An Industry That's Fraying Fast

The rising rupee has Indian textile makers losing business and laying off workers

In the basement of the white-and-blue-painted factory, frail, sari-clad G Sivakami is checking track pants for flaws before they are shipped. The 40-year-old Sivakami works for Stallion Group, a $20 million garment manufacturer in Tirupur, a town of 800,000 that is a center of India's apparel industry—and a focal point for a gathering crisis in Indian manufacturing. For the past six months, Sivakami's eight work shifts a week are down to six. Her current $70 monthly income has shrunk 25%, and she has been struggling to feed her unemployed husband and college-going son. It's grim, but Sivakami is staying put. "I have no choice," she whispers.

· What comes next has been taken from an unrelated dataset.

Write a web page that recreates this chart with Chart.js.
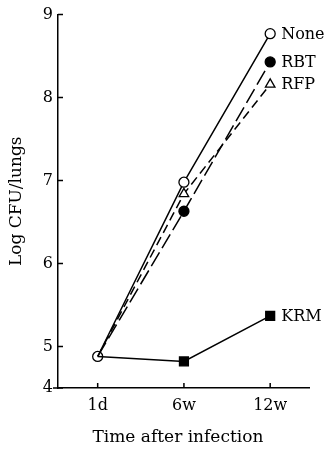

The rest of the world is transfixed by the fast rise of India's info tech industry. But the tech companies spawned in Bangalore employ only 2 million. The textile and apparel industry employs 88 million, and its strength is key to India's economy. Right now those companies are being squeezed hard by the rupee, which appreciated 11% against the dollar in 2007. That has driven up the cost of Indian apparel—and driven U.S. and European retailers to switch orders to Pakistan, Bangladesh, and Sri Lanka, whose currencies are cheaper. "If we don't get the right price in India, we will move elsewhere," says Rajan Naik, a buyer for J.C. Penney (JCP).

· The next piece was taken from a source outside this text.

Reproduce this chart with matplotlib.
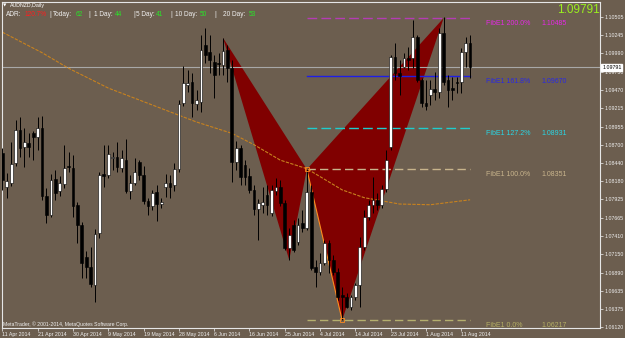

Indian textile companies are scrambling to shore up their businesses, even turning to U.S. private equity firms. Others are laying off factory hands. Some half a million textile workers have lost their jobs in the past six months. That could rise to 1 million by March, says the Federation of Indian Exporters.


Stallion Group is typical. The company, which makes apparel for clients such as Fruit of the Loom (BRK) and Jones Apparel Group (JNY) (JNY), is a small operation that gets 70% of its business from the U.S. In the past year it has cut prices by one-fourth to counter the rising rupee. But Stallion still has lost four U.S. clients, and sales are down 40% in the last six months. The company's head count has fallen from 2,000 to 900. "We are now fighting just to cover our overhead," says K A S Thierumurthi, Stallion's managing partner.

Bigger companies are exploring other options. In August, Gokaldas Exports, India's largest apparel exporter, sold out to private equity player Blackstone Group (BX) for $165 million. The reasons: falling profitability and rising global competition. "We wanted to leverage Blackstone's financial muscle and contacts," says Rajendra J. Hinduja, executive director. Gokaldas now plans to team up with Blackstone's textile companies in Europe. Other Indian mill operators are going offshore. Welspun India, for example, a $240 million maker of towels and sheets, has built a factory in Mexico from scratch. Now it can sell to U.S. customers without worrying about the rupee.

Such ambitious efforts, says Hemant B. Patel, a textile analyst at Mumbai-based Enam Securities, are only possible for the big players. Smaller outfits such as Stallion face the painful choice of whether to struggle on alone or merge with others. Meanwhile, job losses are mounting. Says Patel: "This is just the beginning of the textile crisis."